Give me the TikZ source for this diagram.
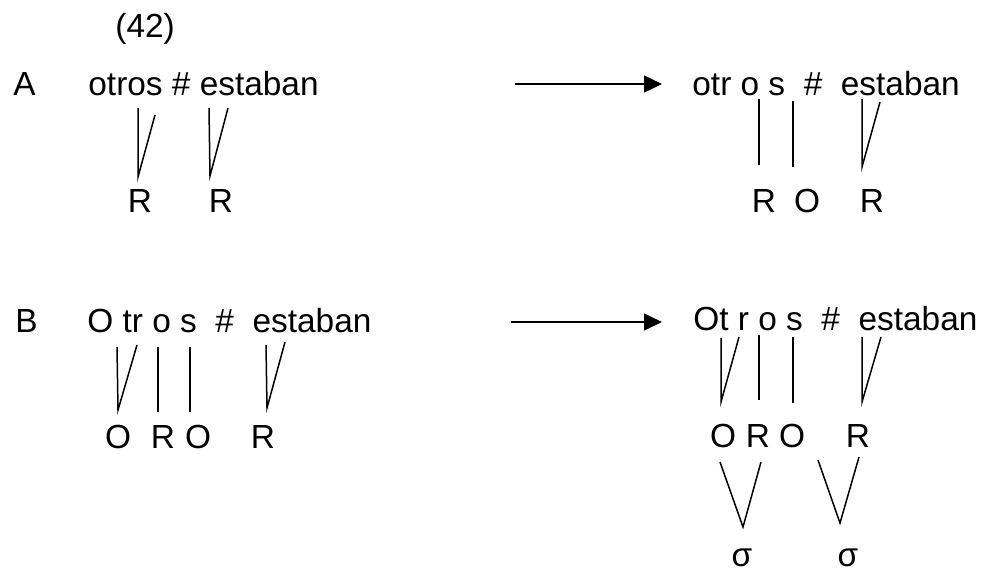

· · · · · · ·

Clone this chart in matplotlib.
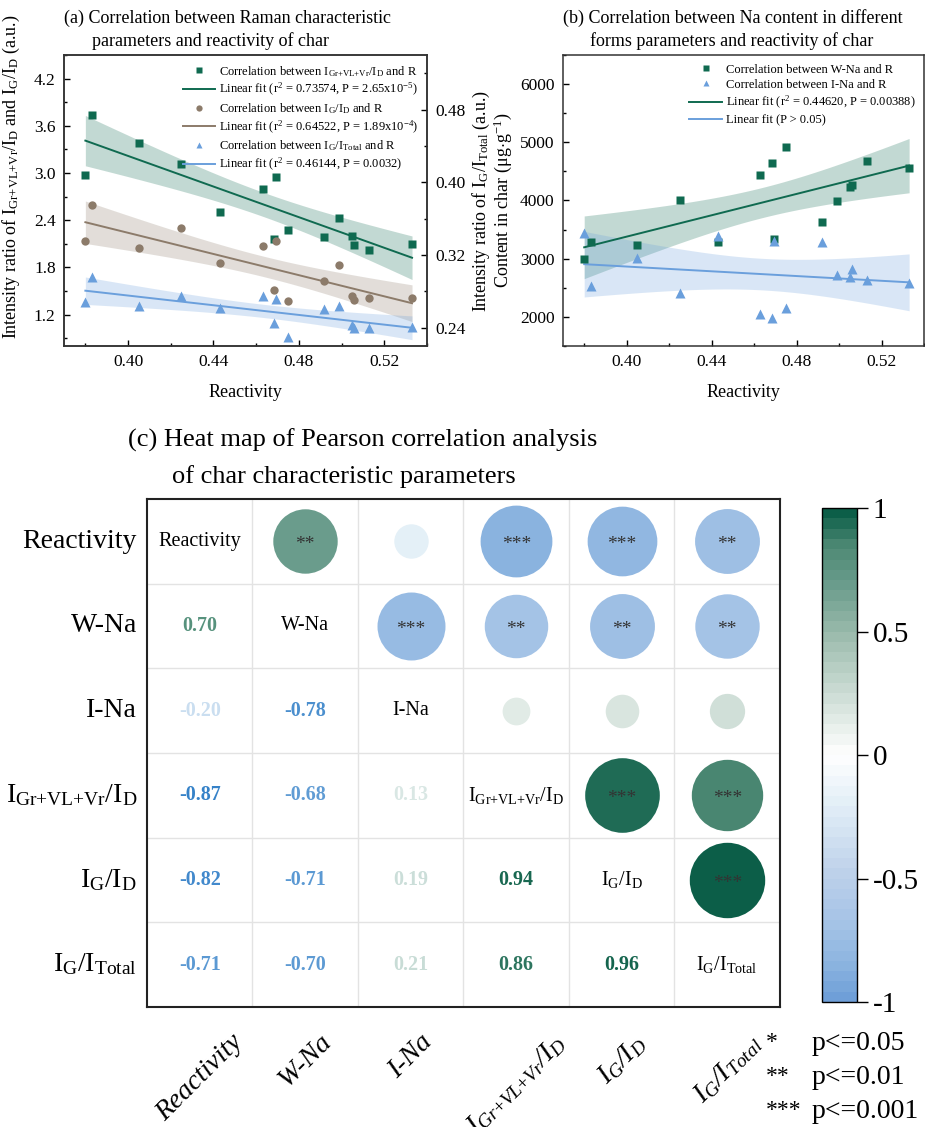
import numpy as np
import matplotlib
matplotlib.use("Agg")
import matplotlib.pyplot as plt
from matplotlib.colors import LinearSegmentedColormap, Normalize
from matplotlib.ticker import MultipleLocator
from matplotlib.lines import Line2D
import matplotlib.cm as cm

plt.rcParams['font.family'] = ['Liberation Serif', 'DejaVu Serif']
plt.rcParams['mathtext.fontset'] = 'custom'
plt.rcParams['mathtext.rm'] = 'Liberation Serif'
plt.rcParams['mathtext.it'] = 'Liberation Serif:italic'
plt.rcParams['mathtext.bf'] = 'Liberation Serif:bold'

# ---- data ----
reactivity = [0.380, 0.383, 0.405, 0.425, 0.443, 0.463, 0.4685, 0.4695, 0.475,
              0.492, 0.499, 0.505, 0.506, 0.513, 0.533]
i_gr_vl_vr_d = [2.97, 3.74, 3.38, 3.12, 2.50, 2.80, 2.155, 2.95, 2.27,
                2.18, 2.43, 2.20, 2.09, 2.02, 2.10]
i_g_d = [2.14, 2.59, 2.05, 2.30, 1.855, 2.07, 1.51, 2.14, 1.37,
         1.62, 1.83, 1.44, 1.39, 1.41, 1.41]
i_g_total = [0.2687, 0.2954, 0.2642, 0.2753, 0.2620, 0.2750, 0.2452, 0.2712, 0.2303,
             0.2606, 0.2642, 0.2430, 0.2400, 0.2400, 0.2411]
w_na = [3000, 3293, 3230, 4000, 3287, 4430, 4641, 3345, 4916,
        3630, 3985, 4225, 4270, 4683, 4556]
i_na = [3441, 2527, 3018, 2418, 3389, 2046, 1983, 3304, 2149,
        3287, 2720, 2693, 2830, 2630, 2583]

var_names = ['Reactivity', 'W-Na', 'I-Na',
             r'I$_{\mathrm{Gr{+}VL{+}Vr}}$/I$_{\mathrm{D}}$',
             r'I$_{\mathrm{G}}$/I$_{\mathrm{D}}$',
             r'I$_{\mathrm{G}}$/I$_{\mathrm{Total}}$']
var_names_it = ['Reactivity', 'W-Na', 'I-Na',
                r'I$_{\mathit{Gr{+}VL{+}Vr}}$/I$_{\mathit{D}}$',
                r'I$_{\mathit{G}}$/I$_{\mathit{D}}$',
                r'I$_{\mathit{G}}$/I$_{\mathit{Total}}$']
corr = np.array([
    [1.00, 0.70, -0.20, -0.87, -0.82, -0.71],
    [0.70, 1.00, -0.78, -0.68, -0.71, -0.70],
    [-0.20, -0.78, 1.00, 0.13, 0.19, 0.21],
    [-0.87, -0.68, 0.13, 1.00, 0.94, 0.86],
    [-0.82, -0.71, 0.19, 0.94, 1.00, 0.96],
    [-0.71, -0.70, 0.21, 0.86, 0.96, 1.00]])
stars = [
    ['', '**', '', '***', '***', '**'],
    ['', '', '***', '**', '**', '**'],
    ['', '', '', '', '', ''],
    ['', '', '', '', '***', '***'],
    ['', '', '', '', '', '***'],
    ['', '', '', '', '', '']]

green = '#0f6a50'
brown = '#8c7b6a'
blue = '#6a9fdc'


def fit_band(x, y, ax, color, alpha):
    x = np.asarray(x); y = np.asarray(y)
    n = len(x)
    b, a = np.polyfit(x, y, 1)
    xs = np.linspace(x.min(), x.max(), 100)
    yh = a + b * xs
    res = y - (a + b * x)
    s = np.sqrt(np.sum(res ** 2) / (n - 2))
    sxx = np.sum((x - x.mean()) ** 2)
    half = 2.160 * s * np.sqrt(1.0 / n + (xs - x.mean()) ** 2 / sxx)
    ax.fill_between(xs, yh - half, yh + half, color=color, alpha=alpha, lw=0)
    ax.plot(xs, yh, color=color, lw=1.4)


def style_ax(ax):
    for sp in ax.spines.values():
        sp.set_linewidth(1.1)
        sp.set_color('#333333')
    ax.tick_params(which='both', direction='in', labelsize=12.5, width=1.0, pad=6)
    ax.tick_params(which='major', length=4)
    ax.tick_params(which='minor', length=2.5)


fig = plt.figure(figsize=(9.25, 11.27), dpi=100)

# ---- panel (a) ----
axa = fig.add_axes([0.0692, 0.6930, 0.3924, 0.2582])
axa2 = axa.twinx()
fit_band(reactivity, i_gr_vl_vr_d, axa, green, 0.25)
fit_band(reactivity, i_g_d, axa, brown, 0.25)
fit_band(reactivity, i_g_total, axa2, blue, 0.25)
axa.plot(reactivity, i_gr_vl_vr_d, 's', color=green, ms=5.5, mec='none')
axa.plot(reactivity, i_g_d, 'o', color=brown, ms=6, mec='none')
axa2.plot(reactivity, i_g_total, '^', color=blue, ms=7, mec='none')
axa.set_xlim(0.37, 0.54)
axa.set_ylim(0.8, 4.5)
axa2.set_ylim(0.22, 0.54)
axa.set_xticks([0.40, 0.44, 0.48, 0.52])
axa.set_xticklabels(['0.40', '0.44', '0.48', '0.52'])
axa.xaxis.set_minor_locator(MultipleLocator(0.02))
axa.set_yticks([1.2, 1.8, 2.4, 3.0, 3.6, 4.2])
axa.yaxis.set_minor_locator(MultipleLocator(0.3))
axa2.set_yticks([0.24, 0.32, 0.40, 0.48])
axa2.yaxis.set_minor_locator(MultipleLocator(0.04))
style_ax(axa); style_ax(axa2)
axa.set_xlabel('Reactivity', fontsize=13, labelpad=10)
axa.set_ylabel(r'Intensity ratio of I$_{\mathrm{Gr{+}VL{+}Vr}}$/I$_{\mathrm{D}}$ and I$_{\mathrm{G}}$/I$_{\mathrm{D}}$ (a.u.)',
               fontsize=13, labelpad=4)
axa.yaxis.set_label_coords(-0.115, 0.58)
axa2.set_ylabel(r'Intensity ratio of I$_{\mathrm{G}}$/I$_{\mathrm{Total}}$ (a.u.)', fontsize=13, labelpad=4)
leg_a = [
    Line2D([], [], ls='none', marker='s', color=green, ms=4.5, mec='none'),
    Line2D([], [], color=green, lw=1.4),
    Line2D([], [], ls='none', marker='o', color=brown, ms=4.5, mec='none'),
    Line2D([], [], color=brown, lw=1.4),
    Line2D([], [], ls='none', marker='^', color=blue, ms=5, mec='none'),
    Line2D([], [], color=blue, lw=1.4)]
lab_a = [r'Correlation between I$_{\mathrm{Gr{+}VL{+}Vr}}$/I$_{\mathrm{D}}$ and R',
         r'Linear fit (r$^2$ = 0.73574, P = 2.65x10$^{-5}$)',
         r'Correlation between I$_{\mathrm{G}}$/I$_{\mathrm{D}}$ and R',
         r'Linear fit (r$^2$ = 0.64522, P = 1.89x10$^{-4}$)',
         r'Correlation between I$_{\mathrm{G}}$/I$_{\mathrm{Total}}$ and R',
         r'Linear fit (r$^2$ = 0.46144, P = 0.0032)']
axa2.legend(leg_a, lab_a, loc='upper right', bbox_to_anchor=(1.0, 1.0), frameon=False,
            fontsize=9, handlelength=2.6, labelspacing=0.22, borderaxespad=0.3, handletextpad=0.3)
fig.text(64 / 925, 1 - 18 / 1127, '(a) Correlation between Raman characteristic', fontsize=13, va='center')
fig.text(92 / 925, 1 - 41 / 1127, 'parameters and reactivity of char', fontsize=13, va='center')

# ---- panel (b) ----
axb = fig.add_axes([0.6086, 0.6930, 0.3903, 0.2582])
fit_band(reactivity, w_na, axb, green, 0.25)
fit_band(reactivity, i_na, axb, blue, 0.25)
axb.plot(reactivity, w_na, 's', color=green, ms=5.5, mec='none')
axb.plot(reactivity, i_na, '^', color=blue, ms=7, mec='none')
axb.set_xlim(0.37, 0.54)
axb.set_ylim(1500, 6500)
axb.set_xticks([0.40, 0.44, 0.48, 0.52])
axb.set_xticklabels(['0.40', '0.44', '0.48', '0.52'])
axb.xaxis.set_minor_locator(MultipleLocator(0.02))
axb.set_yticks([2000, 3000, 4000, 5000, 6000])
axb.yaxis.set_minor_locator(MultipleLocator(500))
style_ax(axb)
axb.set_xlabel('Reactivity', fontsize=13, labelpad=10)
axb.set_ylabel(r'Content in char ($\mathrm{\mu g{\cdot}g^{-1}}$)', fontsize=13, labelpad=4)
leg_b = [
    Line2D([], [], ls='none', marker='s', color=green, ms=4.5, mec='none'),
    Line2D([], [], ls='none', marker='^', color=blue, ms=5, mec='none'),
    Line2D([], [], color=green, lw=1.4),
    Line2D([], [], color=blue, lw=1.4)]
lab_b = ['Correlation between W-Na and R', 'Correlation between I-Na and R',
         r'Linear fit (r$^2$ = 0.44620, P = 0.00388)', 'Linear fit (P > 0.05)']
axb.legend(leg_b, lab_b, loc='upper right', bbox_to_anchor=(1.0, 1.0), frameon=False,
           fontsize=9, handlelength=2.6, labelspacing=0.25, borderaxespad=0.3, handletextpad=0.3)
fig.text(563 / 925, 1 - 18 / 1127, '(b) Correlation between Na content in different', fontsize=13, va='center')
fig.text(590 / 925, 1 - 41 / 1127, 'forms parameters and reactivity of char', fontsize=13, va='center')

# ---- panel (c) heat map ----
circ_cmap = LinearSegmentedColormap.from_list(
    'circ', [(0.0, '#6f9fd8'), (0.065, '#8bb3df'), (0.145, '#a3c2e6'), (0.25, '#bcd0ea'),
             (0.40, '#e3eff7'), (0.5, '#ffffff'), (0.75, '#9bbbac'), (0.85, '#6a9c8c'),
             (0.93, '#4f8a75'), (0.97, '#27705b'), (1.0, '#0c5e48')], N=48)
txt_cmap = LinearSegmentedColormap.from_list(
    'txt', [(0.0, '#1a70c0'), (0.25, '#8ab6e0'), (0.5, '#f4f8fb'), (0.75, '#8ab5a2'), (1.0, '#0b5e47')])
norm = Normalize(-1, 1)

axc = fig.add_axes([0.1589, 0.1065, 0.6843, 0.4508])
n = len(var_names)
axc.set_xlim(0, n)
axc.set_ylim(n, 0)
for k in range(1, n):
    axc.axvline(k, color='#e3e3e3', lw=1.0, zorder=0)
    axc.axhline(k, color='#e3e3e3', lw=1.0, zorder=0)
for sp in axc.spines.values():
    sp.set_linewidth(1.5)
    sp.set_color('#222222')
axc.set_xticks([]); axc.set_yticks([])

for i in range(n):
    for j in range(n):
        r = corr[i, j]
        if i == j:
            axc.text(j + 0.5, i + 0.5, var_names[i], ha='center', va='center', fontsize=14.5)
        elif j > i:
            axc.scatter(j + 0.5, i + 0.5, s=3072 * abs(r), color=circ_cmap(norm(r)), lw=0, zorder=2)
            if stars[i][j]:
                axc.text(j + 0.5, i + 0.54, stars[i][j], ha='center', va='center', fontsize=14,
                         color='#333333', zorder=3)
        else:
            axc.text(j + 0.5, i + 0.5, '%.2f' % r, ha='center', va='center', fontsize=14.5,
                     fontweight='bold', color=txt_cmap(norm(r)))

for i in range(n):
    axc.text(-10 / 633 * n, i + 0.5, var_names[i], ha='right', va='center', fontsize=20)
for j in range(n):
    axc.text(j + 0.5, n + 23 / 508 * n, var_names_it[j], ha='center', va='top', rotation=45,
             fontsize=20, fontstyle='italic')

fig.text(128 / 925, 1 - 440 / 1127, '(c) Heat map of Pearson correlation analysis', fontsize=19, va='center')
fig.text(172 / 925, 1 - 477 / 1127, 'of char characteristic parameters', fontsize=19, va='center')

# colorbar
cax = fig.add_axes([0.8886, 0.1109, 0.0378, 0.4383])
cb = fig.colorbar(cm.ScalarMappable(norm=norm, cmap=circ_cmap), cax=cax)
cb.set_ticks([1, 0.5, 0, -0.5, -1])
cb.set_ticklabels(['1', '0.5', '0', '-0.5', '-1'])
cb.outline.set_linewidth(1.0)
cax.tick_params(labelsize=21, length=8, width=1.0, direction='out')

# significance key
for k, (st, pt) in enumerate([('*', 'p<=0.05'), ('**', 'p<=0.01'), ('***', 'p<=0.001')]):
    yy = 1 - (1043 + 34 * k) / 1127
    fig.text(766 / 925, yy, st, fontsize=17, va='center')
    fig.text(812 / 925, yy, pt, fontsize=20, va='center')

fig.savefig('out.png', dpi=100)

· · · · · · ·

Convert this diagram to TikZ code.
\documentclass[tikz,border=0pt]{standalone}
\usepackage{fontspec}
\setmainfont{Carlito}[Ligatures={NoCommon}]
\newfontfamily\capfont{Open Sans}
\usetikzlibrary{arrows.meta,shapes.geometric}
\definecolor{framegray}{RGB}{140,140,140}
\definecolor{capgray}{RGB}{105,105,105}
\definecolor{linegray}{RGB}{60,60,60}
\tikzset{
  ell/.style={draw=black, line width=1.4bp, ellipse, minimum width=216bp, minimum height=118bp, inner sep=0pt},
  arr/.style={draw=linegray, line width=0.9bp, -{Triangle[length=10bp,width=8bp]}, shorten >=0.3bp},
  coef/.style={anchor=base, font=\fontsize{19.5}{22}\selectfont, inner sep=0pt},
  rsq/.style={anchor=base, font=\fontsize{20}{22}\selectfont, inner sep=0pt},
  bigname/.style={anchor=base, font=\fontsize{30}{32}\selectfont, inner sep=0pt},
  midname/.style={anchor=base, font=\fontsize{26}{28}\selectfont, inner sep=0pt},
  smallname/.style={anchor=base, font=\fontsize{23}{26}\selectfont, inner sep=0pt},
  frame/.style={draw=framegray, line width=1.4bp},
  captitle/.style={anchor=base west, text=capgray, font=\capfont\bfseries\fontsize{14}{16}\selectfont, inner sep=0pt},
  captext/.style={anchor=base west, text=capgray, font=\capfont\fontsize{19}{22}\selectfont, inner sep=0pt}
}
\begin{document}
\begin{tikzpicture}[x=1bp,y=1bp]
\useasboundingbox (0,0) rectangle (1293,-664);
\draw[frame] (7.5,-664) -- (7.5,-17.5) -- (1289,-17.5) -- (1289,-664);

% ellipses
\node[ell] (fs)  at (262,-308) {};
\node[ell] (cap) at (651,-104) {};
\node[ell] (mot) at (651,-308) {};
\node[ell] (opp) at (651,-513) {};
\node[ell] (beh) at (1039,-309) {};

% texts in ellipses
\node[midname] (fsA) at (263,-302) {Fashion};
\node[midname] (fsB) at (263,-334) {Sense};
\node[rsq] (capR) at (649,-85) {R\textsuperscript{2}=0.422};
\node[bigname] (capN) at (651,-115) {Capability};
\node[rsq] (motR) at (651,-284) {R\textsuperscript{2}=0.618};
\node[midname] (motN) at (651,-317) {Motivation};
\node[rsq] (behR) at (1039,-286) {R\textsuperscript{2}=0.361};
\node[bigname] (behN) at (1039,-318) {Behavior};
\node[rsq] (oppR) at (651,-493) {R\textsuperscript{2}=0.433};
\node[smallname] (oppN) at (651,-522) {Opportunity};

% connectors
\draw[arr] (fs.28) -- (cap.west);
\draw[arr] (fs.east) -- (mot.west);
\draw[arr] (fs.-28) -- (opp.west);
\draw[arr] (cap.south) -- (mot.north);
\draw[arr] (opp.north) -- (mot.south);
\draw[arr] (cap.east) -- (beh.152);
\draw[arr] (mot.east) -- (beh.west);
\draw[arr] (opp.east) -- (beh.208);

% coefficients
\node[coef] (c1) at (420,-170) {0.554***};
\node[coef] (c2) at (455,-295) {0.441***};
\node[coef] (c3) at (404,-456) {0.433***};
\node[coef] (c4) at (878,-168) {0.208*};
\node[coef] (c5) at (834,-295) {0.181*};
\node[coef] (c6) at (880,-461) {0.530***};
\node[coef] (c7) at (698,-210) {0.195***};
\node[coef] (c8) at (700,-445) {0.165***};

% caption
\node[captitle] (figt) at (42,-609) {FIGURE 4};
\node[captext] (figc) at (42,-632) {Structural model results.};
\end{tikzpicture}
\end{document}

· · · · · · ·

The problem
Write out exactly the lines from the one with "Convert this diagram to TikZ code." through the one with "(beh) at (1039,-309)", including both, and no others.

Correct result
Convert this diagram to TikZ code.
\documentclass[tikz,border=0pt]{standalone}
\usepackage{fontspec}
\setmainfont{Carlito}[Ligatures={NoCommon}]
\newfontfamily\capfont{Open Sans}
\usetikzlibrary{arrows.meta,shapes.geometric}
\definecolor{framegray}{RGB}{140,140,140}
\definecolor{capgray}{RGB}{105,105,105}
\definecolor{linegray}{RGB}{60,60,60}
\tikzset{
  ell/.style={draw=black, line width=1.4bp, ellipse, minimum width=216bp, minimum height=118bp, inner sep=0pt},
  arr/.style={draw=linegray, line width=0.9bp, -{Triangle[length=10bp,width=8bp]}, shorten >=0.3bp},
  coef/.style={anchor=base, font=\fontsize{19.5}{22}\selectfont, inner sep=0pt},
  rsq/.style={anchor=base, font=\fontsize{20}{22}\selectfont, inner sep=0pt},
  bigname/.style={anchor=base, font=\fontsize{30}{32}\selectfont, inner sep=0pt},
  midname/.style={anchor=base, font=\fontsize{26}{28}\selectfont, inner sep=0pt},
  smallname/.style={anchor=base, font=\fontsize{23}{26}\selectfont, inner sep=0pt},
  frame/.style={draw=framegray, line width=1.4bp},
  captitle/.style={anchor=base west, text=capgray, font=\capfont\bfseries\fontsize{14}{16}\selectfont, inner sep=0pt},
  captext/.style={anchor=base west, text=capgray, font=\capfont\fontsize{19}{22}\selectfont, inner sep=0pt}
}
\begin{document}
\begin{tikzpicture}[x=1bp,y=1bp]
\useasboundingbox (0,0) rectangle (1293,-664);
\draw[frame] (7.5,-664) -- (7.5,-17.5) -- (1289,-17.5) -- (1289,-664);

% ellipses
\node[ell] (fs)  at (262,-308) {};
\node[ell] (cap) at (651,-104) {};
\node[ell] (mot) at (651,-308) {};
\node[ell] (opp) at (651,-513) {};
\node[ell] (beh) at (1039,-309) {};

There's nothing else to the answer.